Ursprünglich war vorgesehen, je nach Komplexität der Objektbeschreibungen, eine Einzeldokumentenanzahl von etwa 1.400 zu erreichen. Diese Zahl wurde aufgrund der hervorragenden Vorarbeiten unserer Kooperationspartner mit 2.000 im Oktober 2023 deutlich überschritten. Wesentliches Ziel ist dabei, sowohl einem historisch interessierten Laienpublikum die multiethnische Geschichte der Kulturhauptstadt Temeswar näher zu bringen als auch der internationalen wissenschaftlichen Gemeinschaft wichtige und bis dato nicht über das Internet frei zugängliche Quellen zur Verfügung zu stellen.
Partner für die Ausleihe der Vorlagen zur Digitalisierung:
Die Auswahl des Materials erfolgt in Zusammenarbeit mit den Partnern. Publikumsinteresse (auch und vor allem auf Basis der Erfahrungen im Kontext der eigenen abgeschlossenen Projekte) und wissenschaftliche Relevanz stehen handlungsleitend im Vordergrund.

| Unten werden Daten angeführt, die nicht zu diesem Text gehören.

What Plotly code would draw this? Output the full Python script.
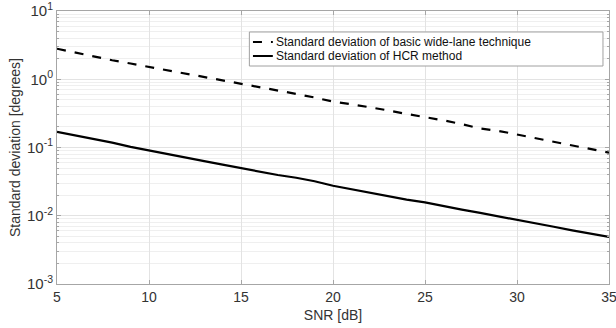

Insgesamt ist im Rahmen der BKM-geförderten Maßnahmen die Digitalisierung von 240.000 Seiten vorgesehen. Dazu kommen bis zu 40.000 Seiten aus Beständen und Eigenmitteln des Instituts für Auslandsbeziehungen. Die Temeswarer Sammlung soll auch nach Ende des Förderzeitraums (1.11.2021-31.10.2023) in weiteren Projekten sinnvoll fortgesetzt bzw. ergänzt werden, wie es beispielsweise in der jüngsten Vergangenheit im Nachgang des Projektes "Jüdisch-Deutsche Bukowina 1918+" geschehen ist.